The second term does not depend on $B$. Hence two subsets satisfy the divisibility condition simultaneously whenever their sums are congruent modulo $k$. A careless argument might forget this constant and claim equivalence with $\sum b\equiv0\pmod k$; that is generally false.

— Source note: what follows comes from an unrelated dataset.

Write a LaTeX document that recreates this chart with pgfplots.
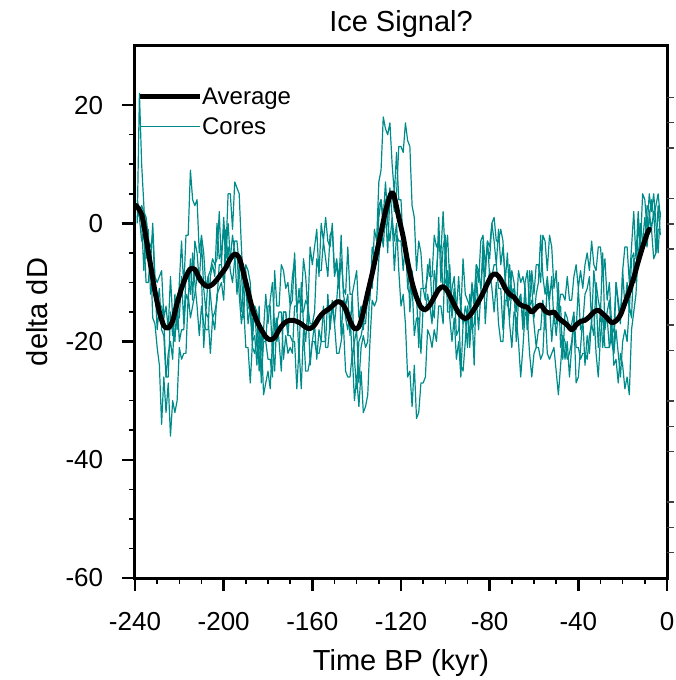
\documentclass[border=0pt]{standalone}
\usepackage{fontspec}
\setmainfont{Liberation Sans}
\usepackage{pgfplots}
\usepackage{pgfplotstable}
\pgfplotsset{compat=1.18}
\definecolor{core}{RGB}{0,139,139}

\pgfplotstableread{
x a b c d
-239 0 2 1 4
-238 22 1 2 2
-237 10 -3 0 3
-236 3 -2 -8 2
-235 -6 -10 1 1
-234 -1 -10 -3 -3
-233 -12 -5 -7 -4
-232 -10 -16 0 -2
-231 -10 -17 -9 -10
-230 -18 -21 -10 -14
-229 -14 -24 -9 -11
-228 -14 -34 -8 -18
-227 -16 -26 -16 -19
-226 -26 -32 -14 -26
-225 -26 -27 -18 -22
-224 -15 -36 -9 -20
-223 -19 -30 -16 -23
-222 -12 -32 -20 -13
-221 -18 -30 -13 -16
-220 -10 -21 -20 -16
-219 -3 -23 -18 -9
-218 -11 -22 -18 -17
-217 -2 -22 -12 -9
-216 -2 -12 -13 -9
-215 9 -16 -6 -12
-214 4 -14 -13 -5
-213 3 -12 -3 -10
-212 4 -9 -5 -14
-211 -5 -10 -10 -19
-210 -2 -9 -3 -14
-209 -5 -21 -11 -17
-208 -11 -15 -15 -18
-207 -9 -16 -9 -18
-206 -8 -22 -12 -9
-205 -6 -16 -16 -7
-204 -7 -18 -15 -9
-203 -6 -12 -13 0
-202 2 -11 -7 -6
-201 -7 -10 -7 -5
-200 1 -13 -10 -1
-199 -5 -5 -1 -6
-198 5 0 -7 -4
-197 5 -6 -6 -8
-196 -1 -6 -2 -10
-195 7 -3 -5 -6
-194 6 -3 -12 -5
-193 5 -7 -7 -12
-192 -4 -8 -15 -17
-191 -11 -16 -11 -14
-190 -7 -8 -10 -21
-189 -8 -14 -17 -21
-188 -10 -15 -14 -27
-187 -18 -20 -21 -20
-186 -14 -14 -22 -19
-185 -15 -21 -19 -24
-184 -25 -19 -18 -14
-183 -19 -26 -21 -27
-182 -29 -20 -18 -18
-181 -27 -20 -20 -12
-180 -25 -23 -14 -17
-179 -28 -23 -14 -13
-178 -20 -26 -22 -10
-177 -25 -16 -8 -18
-176 -16 -20 -14 -17
-175 -20 -18 -14 -15
-174 -25 -18 -7 -15
-173 -15 -15 -8 -23
-172 -15 -15 -11 -19
-171 -19 -19 -10 -22
-170 -14 -19 -14 -21
-169 -13 -20 -9 -22
-168 -5 -20 -6 -14
-167 -14 -28 -15 -14
-166 -13 -21 -11 -23
-165 -14 -28 -15 -10
-164 -6 -18 -15 -17
-163 -9 -25 -13 -20
-162 -15 -25 -14 -14
-161 -4 -23 -17 -24
-160 -7 -20 -17 -20
-159 -4 -20 -15 -17
-158 -1 -22 -6 -23
-157 -9 -22 -8 -18
-156 0 -20 -8 -20
-155 -3 -14 -3 -20
-154 1 -21 -6 -20
-153 -3 -21 -9 -12
-152 -4 -17 -2 -18
-151 0 -13 -1 -14
-150 -8 -17 -9 -17
-149 -6 -22 -7 -13
-148 -10 -22 -11 -8
-147 -2 -20 -6 -19
-146 -12 -17 -11 -13
-145 -14 -25 -12 -16
-144 -12 -26 -4 -18
-143 -19 -26 -12 -15
-142 -12 -22 -12 -23
-141 -23 -30 -10 -20
-140 -28 -26 -8 -18
-139 -20 -31 -16 -27
-138 -19 -25 -14 -21
-137 -17 -32 -18 -19
-136 -17 -31 -13 -21
-135 -12 -29 -13 -20
-134 -9 -20 -13 -10
-133 -10 -13 -4 -11
-132 -1 -14 -6 -5
-131 -3 -13 -6 -6
-130 7 -6 1 3
-129 9 -1 4 4
-128 18 -4 1 -1
-127 16 2 7 4
-126 15 -5 1 0
-125 17 5 6 -3
-124 10 5 1 1
-123 5 2 -3 -8
-122 12 5 0 -2
-121 4 13 -8 -3
-120 4 13 -14 -3
-119 -4 12 -12 -8
-118 -6 17 -17 -3
-117 -5 14 -26 -11
-116 -15 13 -25 -12
-115 -10 3 -31 -8
-114 -19 1 -24 -12
-113 -16 -8 -33 -12
-112 -16 -3 -32 -21
-111 -22 -5 -27 -11
-110 -14 -11 -27 -11
-109 -15 -11 -26 -13
-108 -12 -9 -18 -7
-107 -14 -6 -19 -9
-106 -17 -14 -21 -9
-105 -8 -16 -18 -2
-104 -11 -8 -20 -4
-103 1 -3 -14 -3
-102 -10 -5 -14 -5
-101 -4 2 -17 -11
-100 -2 -6 -3 -10
-99 -12 -2 -15 -8
-98 -7 -10 -15 -16
-97 -15 -16 -11 -20
-96 -11 -12 -9 -16
-95 -19 -15 -15 -23
-94 -18 -15 -9 -20
-93 -14 -24 -15 -26
-92 -17 -25 -6 -17
-91 -14 -20 -12 -16
-90 -16 -14 -13 -21
-89 -19 -21 -14 -12
-88 -10 -15 -11 -18
-87 -13 -24 -14 -17
-86 -7 -9 -7 -13
-85 -10 -14 -8 -18
-84 -3 -13 -11 -12
-83 -2 -12 -6 -3
-82 -7 -8 -9 -17
-81 -4 -3 -3 -11
-80 -6 -9 -4 -8
-79 0 -9 0 -11
-78 -3 -7 1 -15
-77 -7 -7 -3 -10
-76 -1 -11 -3 -17
-75 -7 -11 -1 -20
-74 -4 -18 -3 -20
-73 -9 -10 -10 -13
-72 -14 -11 -5 -13
-71 -7 -17 -13 -16
-70 -12 -21 -8 -11
-69 -11 -15 -10 -13
-68 -20 -16 -14 -15
-67 -13 -20 -14 -8
-66 -12 -26 -12 -10
-65 -18 -21 -17 -9
-64 -11 -15 -10 -11
-63 -18 -16 -8 -18
-62 -8 -22 -14 -14
-61 -11 -26 -8 -13
-60 -16 -22 -12 -17
-59 -12 -21 -7 -21
-58 -10 -21 -7 -18
-57 -2 -23 -10 -18
-56 -9 -22 -2 -13
-55 -12 -14 -3 -18
-54 -9 -22 -8 -10
-53 -13 -23 -2 -14
-52 -9 -22 -4 -20
-51 -17 -21 -11 -15
-50 -17 -25 -8 -19
-49 -10 -29 -15 -15
-48 -21 -24 -12 -14
-47 -19 -19 -12 -23
-46 -23 -20 -13 -15
-45 -20 -23 -9 -16
-44 -26 -22 -13 -18
-43 -21 -20 -13 -17
-42 -17 -16 -9 -15
-41 -18 -27 -7 -21
-40 -11 -26 -11 -21
-39 -18 -21 -8 -23
-38 -17 -16 -11 -22
-37 -12 -24 -7 -22
-36 -11 -19 -5 -23
-35 -9 -22 -8 -19
-34 -17 -16 -3 -17
-33 -8 -15 -7 -19
-32 -12 -22 -8 -10
-31 -21 -26 -4 -13
-30 -14 -19 -4 -15
-29 -21 -15 -9 -5
-28 -17 -21 -6 -18
-27 -16 -21 -13 -15
-26 -21 -21 -10 -13
-25 -19 -16 -17 -20
-24 -18 -24 -22 -22
-23 -10 -23 -18 -10
-22 -14 -27 -22 -13
-21 -17 -22 -26 -16
-20 -8 -24 -20 -8
-19 -4 -28 -18 -14
-18 -4 -26 -20 -10
-17 -10 -29 -14 -15
-16 -4 -18 -16 -6
-15 2 -15 -6 -5
-14 -6 -12 -8 -10
-13 2 -5 -7 0
-12 -4 -3 0 -4
-11 5 -4 -3 -3
-10 4 -2 -3 1
-9 -1 -4 3 -3
-8 5 1 2 1
-7 2 -1 -1 4
-6 5 -6 2 1
-5 0 -5 -5 3
-4 -5 -1 3 5
-3 2 -1 -2 1
}\cores

\pgfplotstableread{
x y
-239.5 3.0
-237 1.5
-235 -2.5
-233 -7
-231 -11.5
-229 -15
-227 -17.3
-225 -17.7
-223 -16.5
-221 -13.5
-219 -11
-217 -9
-215 -7.7
-213 -7.8
-211 -9.3
-209 -10.3
-207 -10.7
-205 -10.3
-203 -9.5
-201 -8.5
-199 -7.5
-197 -6
-195 -5.2
-193 -5.8
-191 -8.5
-189 -11.5
-187 -14.5
-185 -16.5
-183 -18
-181 -19.2
-179 -19.7
-177 -19.3
-175 -18
-173 -17
-171 -16.5
-169 -16.4
-167 -16.6
-165 -17
-163 -17.6
-161 -17.8
-159 -17.2
-157 -16
-155 -15.1
-153 -14.6
-151 -14
-149 -13.3
-147 -13.4
-145 -14.5
-143 -16.5
-141 -17.8
-139 -17.5
-137 -15
-135 -11.7
-133 -8.5
-131 -5
-129 -1.5
-127 2
-125 4.6
-124 5.2
-123 4.5
-121 1
-119 -2.3
-117 -6.5
-115 -10
-113 -12.5
-111 -14.2
-109 -14.6
-107 -13.8
-105 -12.5
-103 -11.2
-101 -10.7
-99 -11.5
-97 -13
-95 -14.5
-93 -15.6
-91 -16.1
-89 -15.6
-87 -14.5
-85 -13.2
-83 -11.8
-81 -10.2
-79 -8.8
-77 -8.6
-75 -9.5
-73 -11
-71 -12
-69 -12.5
-67 -13.5
-65 -14
-63 -14.2
-61 -15
-59 -14.3
-57 -13.8
-55 -14.8
-53 -15.2
-51 -15
-49 -16
-47 -16.6
-45 -17.2
-43 -18
-41 -17.2
-39 -16.6
-37 -16.4
-35 -15.8
-33 -15
-31 -14.7
-29 -15.3
-27 -16
-25 -16.8
-23 -16.5
-21 -15.5
-19 -13.5
-17 -11.5
-15 -9.2
-13 -6.5
-11 -4
-9 -1.8
-8 -1
}\avg

\begin{document}
\begin{tikzpicture}
\useasboundingbox (-135pt,-102pt) rectangle (541pt,578pt);
\begin{axis}[
  at={(0pt,0pt)}, anchor=south west,
  width=532pt, height=532pt, scale only axis,
  xmin=-240, xmax=0, ymin=-60, ymax=30,
  line width=3pt,
  xtick={-240,-200,-160,-120,-80,-40,0},
  xticklabels={-240,-200,-160,-120,-80,-40,0},
  ytick={-60,-40,-20,0,20},
  yticklabels={-60,-40,-20,0,20},
  minor x tick num=3, minor y tick num=3,
  xtick pos=bottom, ytick pos=left,
  tick align=outside,
  major tick length=13pt, minor tick length=6pt,
  major tick style={line width=2.4pt, black},
  minor tick style={line width=1.6pt, black},
  tick label style={font=\fontsize{26}{30}\selectfont},
  xticklabel style={yshift=-17pt},
  yticklabel style={xshift=-14pt},
  title={Ice Signal?},
  title style={font=\fontsize{29}{34}\selectfont, at={(axis description cs:0.5,1.030)}, anchor=center},
  xlabel={Time BP (kyr)},
  ylabel={delta dD},
  xlabel style={font=\fontsize{29}{34}\selectfont, at={(axis description cs:0.5,-0.16)}, anchor=center},
  ylabel style={font=\fontsize{29}{34}\selectfont, at={(axis description cs:-0.184,0.5)}, anchor=center},
  legend cell align=left,
  legend image code/.code={\draw[#1, line cap=butt] (0pt,2pt) -- (60pt,2pt);},
  legend style={at={(axis description cs:0.004,0.922)}, anchor=north west,
    draw=none, fill=none, inner sep=0pt, outer sep=0pt, row sep=8pt,
    font=\fontsize{24}{28}\selectfont,
    nodes={inner sep=0pt, outer sep=0pt, text height=17pt, text depth=5pt}},
]
\addplot[core, line width=1.2pt, line join=round, forget plot] table[x=x,y=a]{\cores};
\addplot[core, line width=1.2pt, line join=round, forget plot] table[x=x,y=b]{\cores};
\addplot[core, line width=1.2pt, line join=round, forget plot] table[x=x,y=c]{\cores};
\addplot[core, line width=1.2pt, line join=round, forget plot] table[x=x,y=d]{\cores};
\addplot[black, line width=5pt, smooth, line join=round, line cap=round] table[x=x,y=y]{\avg};
\addlegendentry{Average}
\addlegendimage{core, line width=1.2pt}
\addlegendentry{Cores}
\end{axis}
\begin{axis}[
  at={(0pt,0pt)}, anchor=south west,
  width=532pt, height=532pt, scale only axis,
  xmin=-240, xmax=0, ymin=-60, ymax=30,
  axis x line=none, axis y line*=right,
  y axis line style={draw=none},
  ytick={-55.72,-51.44,-47.16,-38.6,-34.32,-30.04,-21.48,-17.2,-12.92,-4.36,-0.08,4.2,12.76,17.04,21.32},
  yticklabels={},
  minor y tick num=0,
  tick align=outside,
  major tick length=7pt,
  major tick style={line width=1.4pt, black!75},
]
\addplot[draw=none] coordinates {(-100,0)};
\end{axis}
\end{tikzpicture}
\end{document}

For the involution, the essential fact is that every exchange replaces an element by another differing from it by exactly $k$. Thus the subset sum changes by $\pm k$, which is $0$ modulo $k$. If one exchanged arbitrary elements, the congruence condition would not be preserved.

Alternative Approaches

Part 1 can be proved directly from stars and bars. Writing

$$d_0=a_1,\quad d_i=a_{i+1}-a_i,\quad d_k=k-a_k,$$

gives a bijection with nonnegative integer solutions of

$$d_0+\cdots+d_k=k.$$

Hence

$$N=\binom{2k}{k}.$$

The condition $a_k=k$ becomes $d_k=0$, giving

$$M=\binom{2k-1}{k-1},$$

and the identity follows.

Another approach to part 2 uses generating functions. The admissible tuples correspond to $k$-subsets of ${1,\dots,2k}$, and the divisibility condition becomes a condition on the subset sum modulo $k$. Evaluating the Gaussian binomial coefficient at $k$th roots of unity shows that the admissible subsets are equidistributed between those containing $2k$ and those not containing $2k$. The involutive proof given above is shorter and remains entirely elementary.